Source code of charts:
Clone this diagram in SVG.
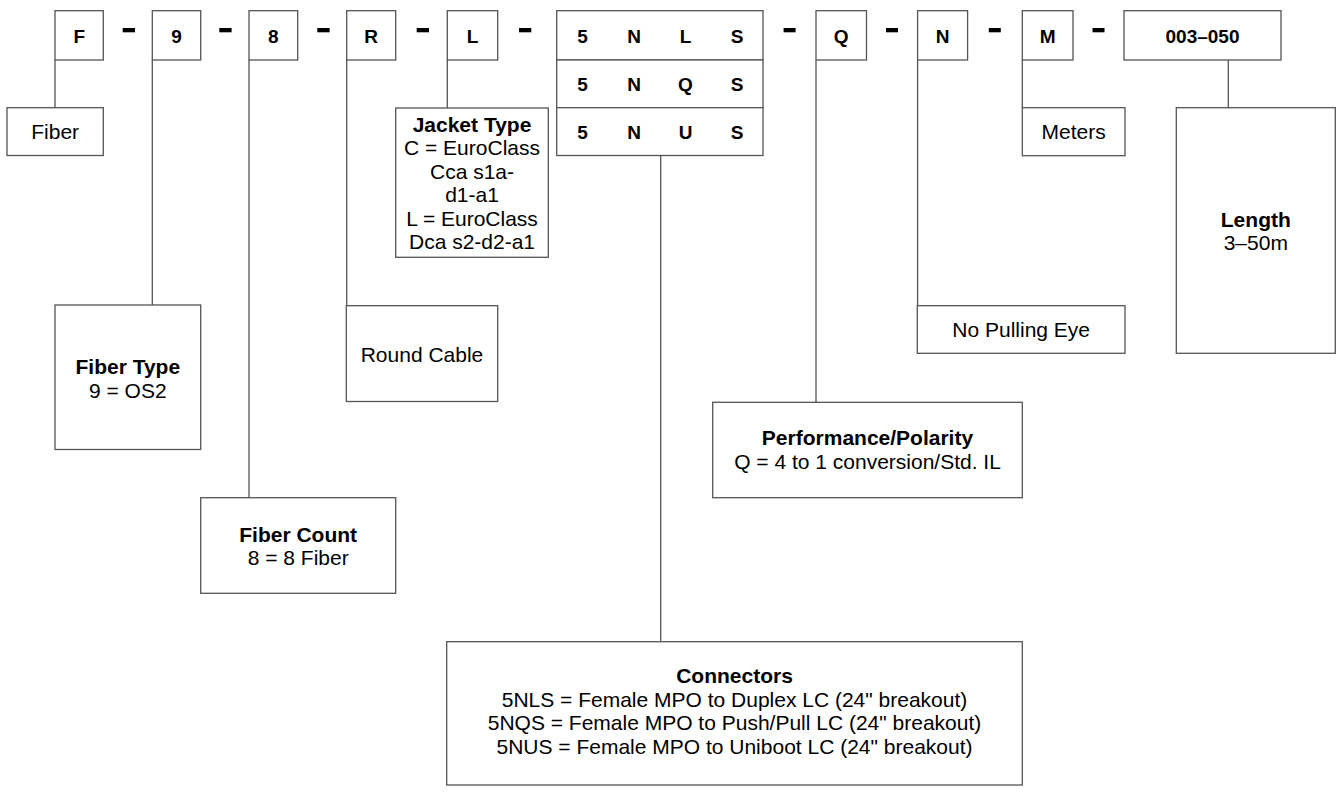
<svg xmlns="http://www.w3.org/2000/svg" width="1340" height="794" viewBox="0 0 1340 794">
<style>
.b{fill:#fff;stroke:#555;stroke-width:1.3}
.c{fill:none;stroke:#555;stroke-width:1.3}
.d{fill:#000}
text{font-family:"Liberation Sans",Arial,Helvetica,sans-serif;fill:#000;text-anchor:middle}
.k{font-size:19px;font-weight:bold}
.t{font-size:21px}
.h{font-size:21px;font-weight:bold}
</style>
<rect x="0" y="0" width="1340" height="794" fill="#fff"/>
<g id="connectors">
<path class="c" d="M55 60V108M152.3 60V305M249 60V497.7M346.7 60V305.7M447.3 60V108M660.7 155.5V641.7M816 60V402.3M917.6 60V305.7M1022.3 60V107.7M1228.3 60V107.7"/>
</g>
<g id="dashes">
<rect class="d" x="122.7" y="28" width="12.3" height="4.3"/>
<rect class="d" x="219.3" y="28" width="12.3" height="4.3"/>
<rect class="d" x="317.3" y="28" width="12.3" height="4.3"/>
<rect class="d" x="416.7" y="28" width="12.3" height="4.3"/>
<rect class="d" x="519" y="28" width="12.3" height="4.3"/>
<rect class="d" x="783.6" y="28" width="12" height="4.3"/>
<rect class="d" x="886" y="28" width="12" height="4.3"/>
<rect class="d" x="988.8" y="28" width="12" height="4.3"/>
<rect class="d" x="1092.5" y="28" width="12" height="4.3"/>
</g>
<g id="code-F"><rect class="b" x="55" y="10.7" width="48.3" height="49.3"/><text class="k" x="79.2" y="42.5">F</text></g>
<g id="code-9"><rect class="b" x="152.3" y="10.7" width="48.4" height="49.3"/><text class="k" x="176.5" y="42.5">9</text></g>
<g id="code-8"><rect class="b" x="249" y="10.7" width="48.7" height="49.3"/><text class="k" x="273.3" y="42.5">8</text></g>
<g id="code-R"><rect class="b" x="346.7" y="10.7" width="49" height="49.3"/><text class="k" x="371.2" y="42.5">R</text></g>
<g id="code-L"><rect class="b" x="447.3" y="10.7" width="50.4" height="49.3"/><text class="k" x="472.5" y="42.5">L</text></g>
<g id="code-5N">
<rect class="b" x="556.7" y="10.7" width="206.3" height="49.3"/>
<rect class="b" x="556.7" y="60" width="206.3" height="47.7"/>
<rect class="b" x="556.7" y="107.7" width="206.3" height="47.8"/>
<text class="k" x="582.5" y="42.5">5</text><text class="k" x="634" y="42.5">N</text><text class="k" x="685.5" y="42.5">L</text><text class="k" x="737" y="42.5">S</text>
<text class="k" x="582.5" y="91">5</text><text class="k" x="634" y="91">N</text><text class="k" x="685.5" y="91">Q</text><text class="k" x="737" y="91">S</text>
<text class="k" x="582.5" y="138.7">5</text><text class="k" x="634" y="138.7">N</text><text class="k" x="685.5" y="138.7">U</text><text class="k" x="737" y="138.7">S</text>
</g>
<g id="code-Q"><rect class="b" x="816" y="10.7" width="50.5" height="49.3"/><text class="k" x="841.2" y="42.5">Q</text></g>
<g id="code-N"><rect class="b" x="917.6" y="10.7" width="50" height="49.3"/><text class="k" x="942.6" y="42.5">N</text></g>
<g id="code-M"><rect class="b" x="1022.3" y="10.7" width="50.7" height="49.3"/><text class="k" x="1047.6" y="42.5">M</text></g>
<g id="code-len"><rect class="b" x="1124" y="10.7" width="157" height="49.3"/><text class="k" x="1202.5" y="42.5">003–050</text></g>

<g id="fiber"><rect class="b" x="7" y="107.7" width="96.3" height="47.8"/><text class="t" x="55.2" y="139">Fiber</text></g>
<g id="fiber-type"><rect class="b" x="55" y="305" width="145.7" height="144.5"/><text class="h" x="127.8" y="374">Fiber Type</text><text class="t" x="127.8" y="397.6">9 = OS2</text></g>
<g id="fiber-count"><rect class="b" x="200.7" y="497.7" width="195" height="95.6"/><text class="h" x="298.2" y="541.7">Fiber Count</text><text class="t" x="298.2" y="565.3">8 = 8 Fiber</text></g>
<g id="round-cable"><rect class="b" x="346.3" y="305.7" width="151.4" height="95.8"/><text class="t" x="422" y="361.5">Round Cable</text></g>
<g id="jacket"><rect class="b" x="395.7" y="108" width="152.6" height="149.3"/>
<text class="h" x="472" y="131.7">Jacket Type</text>
<text class="t" x="472" y="155.2">C = EuroClass</text>
<text class="t" x="472" y="178.7">Cca s1a-</text>
<text class="t" x="472" y="202.2">d1-a1</text>
<text class="t" x="472" y="225.7">L = EuroClass</text>
<text class="t" x="472" y="249.2">Dca s2-d2-a1</text></g>
<g id="connectors-box"><rect class="b" x="446.7" y="641.7" width="575.6" height="143.3"/>
<text class="h" x="734.5" y="683">Connectors</text>
<text class="t" x="734.5" y="706.6">5NLS = Female MPO to Duplex LC (24" breakout)</text>
<text class="t" x="734.5" y="730.2">5NQS = Female MPO to Push/Pull LC (24" breakout)</text>
<text class="t" x="734.5" y="753.8">5NUS = Female MPO to Uniboot LC (24" breakout)</text></g>
<g id="performance"><rect class="b" x="712.7" y="402.3" width="309.6" height="95.4"/><text class="h" x="867.5" y="445">Performance/Polarity</text><text class="t" x="867.5" y="468.6">Q = 4 to 1 conversion/Std. IL</text></g>
<g id="pulling-eye"><rect class="b" x="917.3" y="305.7" width="207.7" height="47.6"/><text class="t" x="1021.2" y="337">No Pulling Eye</text></g>
<g id="meters"><rect class="b" x="1022.3" y="107.7" width="102.7" height="48"/><text class="t" x="1073.6" y="139">Meters</text></g>
<g id="length"><rect class="b" x="1176.3" y="107.7" width="159" height="245.6"/><text class="h" x="1255.8" y="226.7">Length</text><text class="t" x="1255.8" y="250.3">3–50m</text></g>
</svg>
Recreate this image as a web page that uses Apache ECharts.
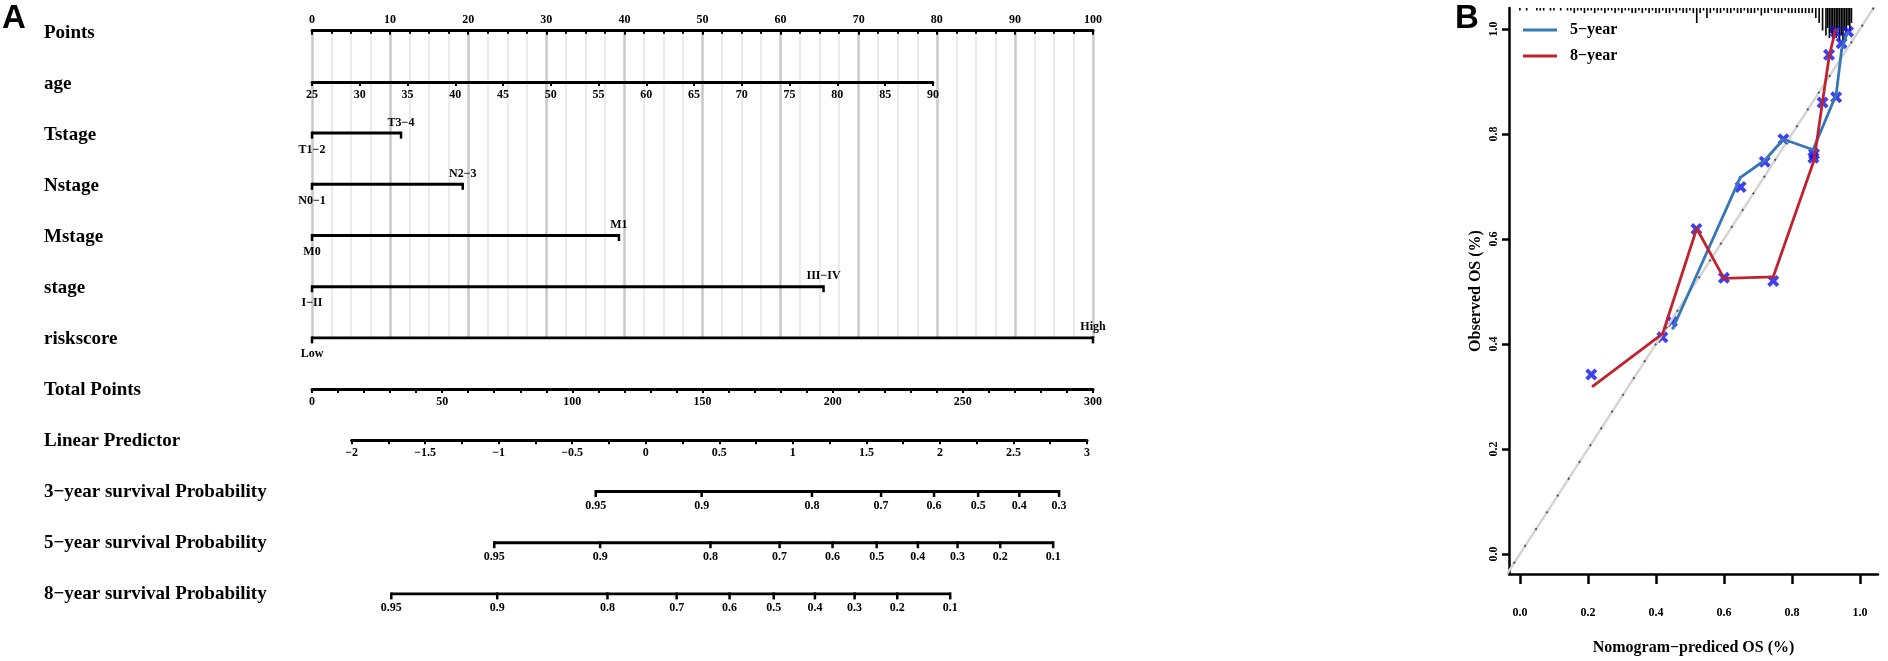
<!DOCTYPE html>
<html>
<head>
<meta charset="utf-8">
<script src="https://cdn.jsdelivr.net/npm/echarts@6.0.0/dist/echarts.min.js"></script>
<style>
html, body { margin: 0; padding: 0; background: #fff; }
#main { width: 1888px; height: 661px; }
</style>
</head>
<body>
<div id="main"></div>
<script>
// ---- panel A : nomogram ----
var rowNames = ['Points', 'age', 'Tstage', 'Nstage', 'Mstage', 'stage', 'riskscore',
    'Total Points', 'Linear Predictor', '3−year survival Probability',
    '5−year survival Probability', '8−year survival Probability'];

// age scale: 25..90 years covers 0..79.5 points
var ageRange = [25, 90];
var agePoints = 79.5;

// categorical predictors (row index, level labels, points of each level)
var catRows = [2, 3, 4, 5, 6];
var catLevels = [['T1−2', 'T3−4'], ['N0−1', 'N2−3'], ['M0', 'M1'], ['I−II', 'III−IV'], ['Low', 'High']];
var catPoints = [[0, 11.4], [0, 19.3], [0, 39.3], [0, 65.5], [0, 100]];

// linear predictor -2..3 sits over total points 15.2..297.7
var lpRange = [-2, 3];
var lpTotalPts = [15.2, 297.7];

// survival probability ticks and their place on the linear predictor scale
var surv3Prob = [0.95, 0.9, 0.8, 0.7, 0.6, 0.5, 0.4, 0.3];
var surv3LP = [-0.34, 0.38, 1.13, 1.60, 1.96, 2.26, 2.54, 2.81];
var surv5Prob = [0.95, 0.9, 0.8, 0.7, 0.6, 0.5, 0.4, 0.3, 0.2, 0.1];
var surv5LP = [-1.03, -0.31, 0.44, 0.91, 1.27, 1.57, 1.85, 2.12, 2.41, 2.77];
var surv8Prob = [0.95, 0.9, 0.8, 0.7, 0.6, 0.5, 0.4, 0.3, 0.2, 0.1];
var surv8LP = [-1.73, -1.01, -0.26, 0.21, 0.57, 0.87, 1.15, 1.42, 1.71, 2.07];

// ---- panel B : calibration ----
var pred5 = [0.45, 0.648, 0.72, 0.775, 0.862, 0.93, 0.946, 0.963];
var obs5 = [0.43, 0.717, 0.75, 0.79, 0.77, 0.875, 0.96, 0.993];
var pred8 = [0.215, 0.42, 0.52, 0.60, 0.745, 0.865, 0.89, 0.91, 0.928];
var obs8 = [0.32, 0.42, 0.62, 0.525, 0.528, 0.75, 0.862, 0.95, 0.998];
// bias-corrected estimates (x marks)
var corrPred = [0.21, 0.419, 0.447, 0.519, 0.60, 0.649, 0.72, 0.745, 0.775, 0.863, 0.865, 0.89, 0.909, 0.928, 0.93, 0.946, 0.965];
var corrObs = [0.342, 0.413, 0.443, 0.619, 0.526, 0.699, 0.747, 0.52, 0.79, 0.755, 0.762, 0.86, 0.951, 0.995, 0.87, 0.973, 0.995];
var calTicks = [0, 0.2, 0.4, 0.6, 0.8, 1.0];

// distribution of predicted values (rug at the top)
var rugX = [0.00, 0.02, 0.05, 0.06, 0.07, 0.09, 0.10, 0.12, 0.14, 0.15, 0.16, 0.17, 0.18, 0.19, 0.20,
    0.21, 0.22, 0.23, 0.24, 0.25, 0.26, 0.27, 0.28, 0.29, 0.30, 0.31, 0.32, 0.33, 0.34, 0.35, 0.36,
    0.37, 0.38, 0.39, 0.40, 0.41, 0.42, 0.43, 0.44, 0.45, 0.46, 0.47, 0.48, 0.49, 0.50, 0.51, 0.52,
    0.53, 0.54, 0.55, 0.56, 0.57, 0.58, 0.59, 0.60, 0.61, 0.62, 0.63, 0.64, 0.65, 0.66, 0.67, 0.68,
    0.69, 0.70, 0.71, 0.72, 0.73, 0.74, 0.75, 0.76, 0.77, 0.78, 0.79, 0.80, 0.81, 0.82, 0.83, 0.84,
    0.85, 0.86, 0.87, 0.88, 0.89, 0.90, 0.905, 0.91, 0.915, 0.92, 0.925, 0.93, 0.935, 0.94, 0.945,
    0.95, 0.955, 0.96, 0.965, 0.97, 0.975];
var rugN = [1, 1, 1, 1, 1, 1, 1, 1, 1, 1, 2, 1, 1, 2, 1,
    1, 2, 1, 1, 2, 1, 1, 2, 1, 2, 1, 1, 2, 2, 1, 2,
    1, 2, 1, 2, 2, 1, 2, 2, 1, 2, 1, 2, 2, 1, 2, 6,
    2, 1, 4, 2, 1, 2, 2, 1, 2, 2, 1, 2, 2, 1, 2, 2,
    2, 1, 3, 2, 2, 1, 2, 2, 2, 1, 2, 2, 2, 2, 2, 2,
    2, 2, 4, 6, 9, 11, 8, 12, 10, 13, 9, 12, 8, 13, 11,
    13, 9, 10, 7, 9, 6];

// ---- layout ----
var serif = "'Liberation Serif', 'Times New Roman', serif";
var pLeft = 312, pWidth = 781;
var rowTop = 30.7, rowGap = 51.2;
function rowY(i) { return rowTop + i * rowGap; }
var pxPerPt = pWidth / 100;
var lpLeft = pLeft + lpTotalPts[0] / 300 * pWidth;
var lpWidth = (lpTotalPts[1] - lpTotalPts[0]) / 300 * pWidth;
var bLeft = 1509, bWidth = 369, bTop = 8, bHeight = 571;
var bXRange = [-0.032, 1.053], bYRange = [-0.038, 1.04];

function txt(size) {
    return { color: '#000', fontFamily: serif, fontWeight: 'bold', fontSize: size };
}
var blackLine = { lineStyle: { color: '#000', width: 3 }, onZero: false };

var myChart = echarts.init(document.getElementById('main'));

var grids = [
    { left: pLeft, width: pWidth, top: rowY(0), height: rowY(6) - rowY(0) },       // 0 points + categorical rows
    { left: pLeft, width: agePoints * pxPerPt, top: rowY(1) - 1, height: 1 },       // 1 age
    { left: pLeft, width: pWidth, top: rowY(7) - 1, height: 1 },                   // 2 total points
    { left: lpLeft, width: lpWidth, top: rowY(8) - 1, height: 1 },                 // 3 linear predictor
    { left: lpLeft, width: lpWidth, top: rowY(9), height: 2 * rowGap },            // 4 survival rows
    { left: pLeft, width: pWidth, top: 33, height: 561 },                          // 5 row labels
    { left: bLeft, width: bWidth, top: bTop, height: bHeight },                    // 6 calibration
    { left: bLeft, width: bWidth, top: bTop, height: 40 }                          // 7 rug
];

var xAxes = [
    {
        gridIndex: 0, type: 'value', min: 0, max: 100, interval: 10, position: 'top',
        axisLine: blackLine,
        axisTick: { inside: true, length: 4, lineStyle: { color: '#000', width: 2 } },
        minorTick: { show: true, splitNumber: 4, length: 3, lineStyle: { color: '#000', width: 2 } },
        axisLabel: Object.assign(txt(12), { margin: 5 }),
        splitLine: { show: true, lineStyle: { color: '#c8c8c8', width: 2.5 } },
        minorSplitLine: { show: true, lineStyle: { color: '#ebebeb', width: 2 } }
    },
    {
        gridIndex: 1, type: 'value', min: ageRange[0], max: ageRange[1], interval: 5, position: 'bottom',
        axisLine: blackLine,
        axisTick: { length: 4, lineStyle: { color: '#000', width: 2 } },
        axisLabel: Object.assign(txt(12), { margin: 7 }),
        splitLine: { show: false }
    },
    {
        gridIndex: 2, type: 'value', min: 0, max: 300, interval: 50, position: 'bottom',
        axisLine: blackLine,
        axisTick: { length: 4, lineStyle: { color: '#000', width: 2 } },
        minorTick: { show: true, splitNumber: 5, length: 4, lineStyle: { color: '#000', width: 2 } },
        axisLabel: Object.assign(txt(12), { margin: 7 }),
        splitLine: { show: false }
    },
    {
        gridIndex: 3, type: 'value', min: lpRange[0], max: lpRange[1], interval: 0.5, position: 'bottom',
        axisLine: blackLine,
        axisTick: { length: 4, lineStyle: { color: '#000', width: 2 } },
        minorTick: { show: true, splitNumber: 2, length: 4, lineStyle: { color: '#000', width: 2 } },
        axisLabel: Object.assign(txt(12), {
            margin: 7,
            formatter: function (v) { return String(v).replace('-', '−'); }
        }),
        splitLine: { show: false }
    },
    { gridIndex: 4, type: 'value', min: lpRange[0], max: lpRange[1], show: false },
    { gridIndex: 5, type: 'value', min: 0, max: 100, show: false },
    {
        gridIndex: 6, type: 'value', min: bXRange[0], max: bXRange[1],
        axisLine: { onZero: false, lineStyle: { color: '#000', width: 2.5 } },
        axisTick: { customValues: calTicks, length: 10, lineStyle: { color: '#000', width: 2.5 } },
        axisLabel: Object.assign(txt(12), {
            customValues: calTicks, margin: 33,
            formatter: function (v) { return v.toFixed(1); }
        }),
        splitLine: { show: false },
        name: 'Nomogram−prediced OS (%)', nameLocation: 'middle', nameGap: 66,
        nameTextStyle: txt(16)
    },
    { gridIndex: 7, type: 'value', min: bXRange[0], max: bXRange[1], show: false }
];

var yAxes = [
    { gridIndex: 0, type: 'value', min: 0, max: 6, inverse: true, show: false },
    { gridIndex: 1, type: 'value', show: false },
    { gridIndex: 2, type: 'value', show: false },
    { gridIndex: 3, type: 'value', show: false },
    { gridIndex: 4, type: 'value', min: 0, max: 2, inverse: true, show: false },
    {
        gridIndex: 5, type: 'category', data: rowNames, inverse: true, boundaryGap: false,
        axisLine: { show: false }, axisTick: { show: false },
        axisLabel: Object.assign(txt(19), { align: 'left', margin: pLeft - 44 })
    },
    {
        gridIndex: 6, type: 'value', min: bYRange[0], max: bYRange[1],
        axisLine: { onZero: false, lineStyle: { color: '#000', width: 2.5 } },
        axisTick: { customValues: calTicks, length: 7, lineStyle: { color: '#000', width: 2.5 } },
        axisLabel: Object.assign(txt(12), {
            customValues: calTicks, margin: 9, rotate: 90,
            formatter: function (v) { return v.toFixed(1); }
        }),
        splitLine: { show: false },
        name: 'Observed OS (%)', nameLocation: 'middle', nameGap: 25,
        nameTextStyle: txt(16)
    },
    { gridIndex: 7, type: 'value', min: 0, max: 16, inverse: true, show: false }
];

var series = [];

// categorical rows
catRows.forEach(function (row, k) {
    series.push({
        type: 'line', xAxisIndex: 0, yAxisIndex: 0, silent: true,
        data: catPoints[k].map(function (p, j) {
            return {
                value: [p, row],
                label: { position: j === 0 ? 'bottom' : 'top', distance: j === 0 ? 5 : 3 }
            };
        }),
        lineStyle: { color: '#000', width: 3 },
        symbol: 'rect', symbolSize: [2.5, 7], symbolOffset: [0, 2],
        itemStyle: { color: '#000' },
        label: Object.assign(txt(12), {
            show: true,
            formatter: function (p) { return catLevels[k][p.dataIndex]; }
        })
    });
});

// survival probability rows
[[surv3Prob, surv3LP], [surv5Prob, surv5LP], [surv8Prob, surv8LP]].forEach(function (s, r) {
    series.push({
        type: 'line', xAxisIndex: 4, yAxisIndex: 4, silent: true,
        data: s[1].map(function (lp) { return [lp, r]; }),
        lineStyle: { color: '#000', width: 3 },
        symbol: 'rect', symbolSize: [2.5, 7], symbolOffset: [0, 2],
        showAllSymbol: true,
        itemStyle: { color: '#000' },
        label: Object.assign(txt(12), {
            show: true, position: 'bottom', distance: 3,
            formatter: function (p) { return String(s[0][p.dataIndex]); }
        })
    });
});

// calibration: ideal line
series.push({
    type: 'line', xAxisIndex: 6, yAxisIndex: 6, silent: true, symbol: 'none',
    data: [[-0.05, -0.05], [1.06, 1.06]],
    lineStyle: { color: '#d4d4d4', width: 2.5 }
});
series.push({
    type: 'line', xAxisIndex: 6, yAxisIndex: 6, silent: true, symbol: 'none',
    data: [[-0.05, -0.05], [1.06, 1.06]],
    lineStyle: { color: '#555', width: 2, type: [2, 18] }
});
series.push({
    name: '5−year', type: 'line', xAxisIndex: 6, yAxisIndex: 6,
    data: pred5.map(function (x, i) { return [x, obs5[i]]; }),
    symbol: 'circle', symbolSize: 3,
    lineStyle: { color: '#3677b8', width: 2.8 },
    itemStyle: { color: '#3677b8' }
});
series.push({
    name: '8−year', type: 'line', xAxisIndex: 6, yAxisIndex: 6,
    data: pred8.map(function (x, i) { return [x, obs8[i]]; }),
    symbol: 'circle', symbolSize: 3,
    lineStyle: { color: '#c1232e', width: 2.8 },
    itemStyle: { color: '#c1232e' }
});
series.push({
    type: 'scatter', xAxisIndex: 6, yAxisIndex: 6,
    data: corrPred.map(function (x, i) { return [x, corrObs[i]]; }),
    symbol: 'path://M0,2.3 L2.3,0 L5,2.7 L7.7,0 L10,2.3 L7.3,5 L10,7.7 L7.7,10 L5,7.3 L2.3,10 L0,7.7 L2.7,5 Z',
    symbolSize: 12,
    itemStyle: { color: '#1010ee' }
});
series.push({
    type: 'bar', xAxisIndex: 7, yAxisIndex: 7, silent: true,
    data: rugX.map(function (x, i) { return [x, rugN[i]]; }),
    barWidth: 1.6,
    itemStyle: { color: '#000' }
});

var option = {
    animation: false,
    backgroundColor: '#fff',
    grid: grids,
    xAxis: xAxes,
    yAxis: yAxes,
    legend: {
        left: 1518, top: 17, orient: 'vertical',
        icon: 'rect', itemWidth: 34, itemHeight: 3, itemGap: 10,
        data: ['5−year', '8−year'],
        textStyle: Object.assign(txt(16), { padding: [0, 0, 0, 8] })
    },
    graphic: [
        { type: 'text', left: 2, top: 2, style: { text: 'A', font: 'bold 33px "Liberation Sans", Arial, sans-serif', fill: '#000' } },
        { type: 'text', left: 1455, top: 2, style: { text: 'B', font: 'bold 33px "Liberation Sans", Arial, sans-serif', fill: '#000' } }
    ],
    series: series
};

myChart.setOption(option);
</script>
</body>
</html>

Problem to solve:
Beginning with the line above that contains "Recreate this image" and ending with the line that contains "var lpTotalPts = [15.2, 297.7];", quote each line exactly, keeping out the pictures.

Expected answer:
Recreate this image as a web page that uses Apache ECharts.
<!DOCTYPE html>
<html>
<head>
<meta charset="utf-8">
<script src="https://cdn.jsdelivr.net/npm/echarts@6.0.0/dist/echarts.min.js"></script>
<style>
html, body { margin: 0; padding: 0; background: #fff; }
#main { width: 1888px; height: 661px; }
</style>
</head>
<body>
<div id="main"></div>
<script>
// ---- panel A : nomogram ----
var rowNames = ['Points', 'age', 'Tstage', 'Nstage', 'Mstage', 'stage', 'riskscore',
    'Total Points', 'Linear Predictor', '3−year survival Probability',
    '5−year survival Probability', '8−year survival Probability'];

// age scale: 25..90 years covers 0..79.5 points
var ageRange = [25, 90];
var agePoints = 79.5;

// categorical predictors (row index, level labels, points of each level)
var catRows = [2, 3, 4, 5, 6];
var catLevels = [['T1−2', 'T3−4'], ['N0−1', 'N2−3'], ['M0', 'M1'], ['I−II', 'III−IV'], ['Low', 'High']];
var catPoints = [[0, 11.4], [0, 19.3], [0, 39.3], [0, 65.5], [0, 100]];

// linear predictor -2..3 sits over total points 15.2..297.7
var lpRange = [-2, 3];
var lpTotalPts = [15.2, 297.7];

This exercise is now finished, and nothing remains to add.